He may have inadvertently paved the way for McDonald's, but great Victorian chef Auguste Escoffier was so slight a man that he even couldn't reach the stove. He had platform shoes made and went on to cook his way into culinary history. In a time before Twitter or even phone service, Escoffier, who was born in 1846, quickly rose to become known as the Ambassador of French cuisine and was eventually knighted for it.

Kaiser Wilhelm II once remarked to Escoffier: "I am the emperor of Germany, but you are the emperor of chefs." Escoffier was not only an astonishing chef, but he simplified French food, co-created the Ritz Hotel chain, and wrote classic cookbooks ("Le Guide Culinaire" and "Ma Cuisine") that inspired Julia Child and changed the way we look at cooks, cooking and food forever.

Influence far and wide

Open a jar of tomato sauce for dinner recently? Escoffier was the first to commercially can tomatoes. Is your favorite gravy enriched with fresh mushrooms and bouillon? As a consultant, he helped create both dried soups and the cultivated mushroom industry. Ever dine a la carte? That was Escoffier's idea. He also lobbied to make it legal for women to dine in public.

Escoffier created hundreds of dishes named after both the lowly and famous (though not for his own wife), including Peach Melba (for Australian opera star Nellie Melba), Cherries Jubilee (for Queen Victoria's Jubilee) and Dauphine Potatoes (for the French court of the Dauphine, which included Marie Antoinette).

But his most important culinary contribution was the creation of veal stock. When mixed with foods, it imparts natural MSG (monosodium glutamate), which enhances natural flavors and creates what Escoffier named "deliciousness." At the same time the chef was working on his theory of what is now called the flavor of "umami," a Japanese chemist was proving it.

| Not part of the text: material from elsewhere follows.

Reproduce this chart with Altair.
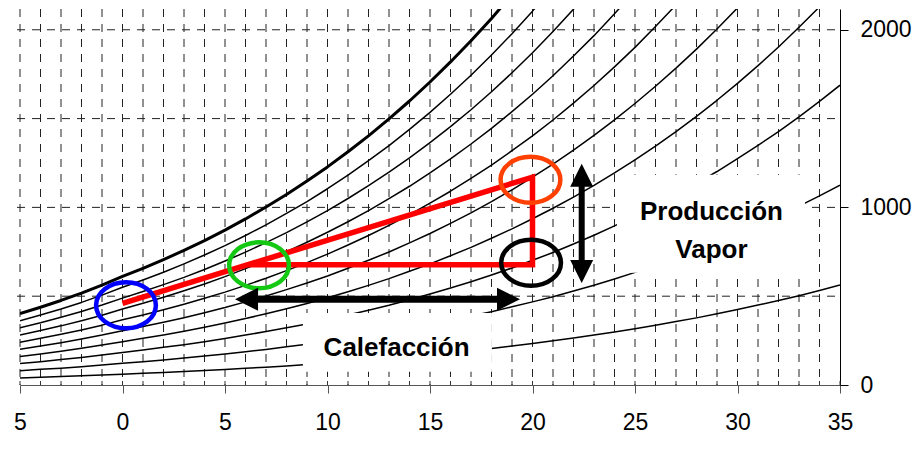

Inside Escoffier's kitchen

Modern restaurants, where anyone can order food -- as opposed to taverns and inns that serviced travelers only -- began in 18th-century France. It wasn't a very popular idea; most had no reason to eat anywhere except at home.

And so, when Escoffier became a chef, the industry was still in its infancy. Cooks worked in small windowless rooms filled with coal and wood smoke. Wine kept them hydrated. Add sharp knives, stress and shouts over the din of clanging pans and you can begin to imagine what a brutal place kitchens were.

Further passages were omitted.